Now if I use a StandardAnalyzer while searching I do not get the correct results when the location field contains a term like san-francisco or los-angeles (i.e it cannot handle the hyphen in between) but if I use a keyword analyzer for the query I do not get correct results either because it cannot search for the phrase "great restaurants" in the summary field.
First, I would recommend tackling this one problem at a time. From my reading of your post, it sounds like you have multiple issues:
You're unsure why a particular query
is not returning any results.
You're unsure why some fields are not being analyzed.
You're having problems with the built-in analyzers dealing with
hyphens.
That's how your post reads. If that's correct, I would suggest you post each question separately. You'll get better answers if the question is precise. It's overwhelming trying to answer your question in the current format.
Now, let me take a stab in the dark at some of your problems:
For your first problem, if you're getting into really complex queries in Lucene, ask yourself whether it makes sense to be doing these queries here, rather than in a proper database. For a more generic answer, I'd try isolating the problem by removing parts of the query until you get results back. Once you find out what part of the query is causing no results, we can debug that further.
For the second problem, check the document you're adding to Lucene. Lucene provides options to store data but not index it. Make sure you've got the right option specified when adding fields to the document.

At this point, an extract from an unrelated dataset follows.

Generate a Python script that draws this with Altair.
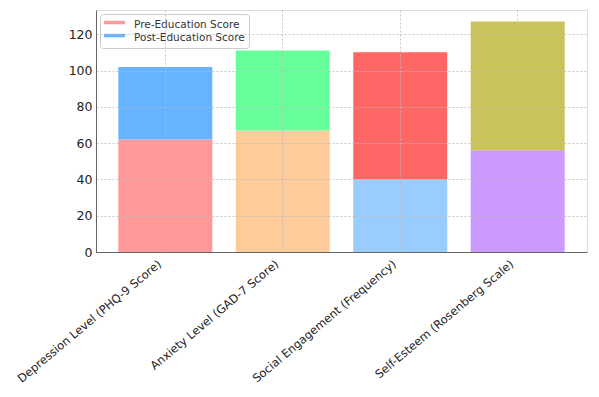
import altair as alt
import pandas as pd

categories = [
    "Depression Level (PHQ-9 Score)",
    "Anxiety Level (GAD-7 Score)",
    "Social Engagement (Frequency)",
    "Self-Esteem (Rosenberg Scale)",
]
pre_scores = [62, 67, 40, 56]
post_scores = [40, 44, 70, 71]
pre_colors = ["#ff9999", "#ffcc99", "#99ccff", "#cc99ff"]
post_colors = ["#66b3ff", "#66ff99", "#ff6666", "#c9c35c"]
series_names = ["Pre-Education Score", "Post-Education Score"]

rows = []
for i, c in enumerate(categories):
    rows.append({"category": c, "series": series_names[0], "order": 0,
                 "start": 0, "end": pre_scores[i], "fill": pre_colors[i]})
    rows.append({"category": c, "series": series_names[1], "order": 1,
                 "start": pre_scores[i], "end": pre_scores[i] + post_scores[i],
                 "fill": post_colors[i]})
df = pd.DataFrame(rows)

font = "DejaVu Sans"

x_enc = alt.X(
    "category:N", sort=categories, title=None,
    scale=alt.Scale(paddingInner=0.2, paddingOuter=0.19),
    axis=alt.Axis(labelAngle=-40, labelAlign="right", labelBaseline="top",
                  labelFontSize=11.5, labelFont=font, labelColor="#222",
                  labelLimit=400, ticks=False, domainColor="#666",
                  grid=True, bandPosition=0.5, labelOffset=-9,
                  gridColor="#bbbbbb", gridDash=[2, 2], gridOpacity=0.8,
                  zindex=1, labelPadding=6),
)
y_scale = alt.Scale(domain=[0, 133.35], nice=False, zero=True)
y_axis = alt.Axis(values=[0, 20, 40, 60, 80, 100, 120], labelFontSize=12.5,
                  labelFont=font, labelColor="#222", ticks=False, grid=True,
                  domainColor="#666", gridColor="#bbbbbb", gridDash=[2, 2],
                  gridOpacity=0.8, zindex=1, labelPadding=4)

bars = alt.Chart(df).mark_bar().encode(
    x=x_enc,
    y=alt.Y("start:Q", scale=y_scale, axis=y_axis, title=None),
    y2="end:Q",
    fill=alt.Fill("fill:N", scale=None),
)

legend_layer = alt.Chart(df).mark_point(opacity=0, filled=True).encode(
    x=alt.X("category:N", sort=categories),
    y=alt.Y("end:Q"),
    color=alt.Color(
        "series:N",
        scale=alt.Scale(domain=series_names, range=[pre_colors[0], post_colors[0]]),
        legend=alt.Legend(
            title=None, orient="none", legendX=4, legendY=4,
            symbolType="M-1,-0.6L2,-0.6L2,-0.1L-1,-0.1Z",
            symbolSize=196, symbolOpacity=1, symbolStrokeWidth=0,
            labelFontSize=10.5, labelFont=font, labelColor="#333",
            fillColor="rgba(255,255,255,0.85)", strokeColor="#cccccc",
            cornerRadius=3, padding=4, rowPadding=0, labelOffset=16,
        ),
    ),
)

chart = alt.layer(bars, legend_layer).properties(
    width=491, height=242,
    autosize=alt.AutoSizeParams(type="none"),
    padding={"left": 88, "top": 2, "right": 4, "bottom": 140},
).configure_view(stroke=None).configure(background="white")

chart.save("out.html", embed_options={"renderer": "svg", "actions": False})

For the third problem, if the built-in analyzers don't work out for you, breaking on hyphens, just build your own analyzer. I ran into a similar issue with the '#' symbol, and to solve the problem, I wrote a custom analyzer that dealt with it properly. You could do the same for hyphens.
You should use PerFieldAnalyzerWrapper. As the name suggests, you can use different analyzers for different field. In this case, you can use KeywordAnalyzer for city name and StandardAnalyzer for text.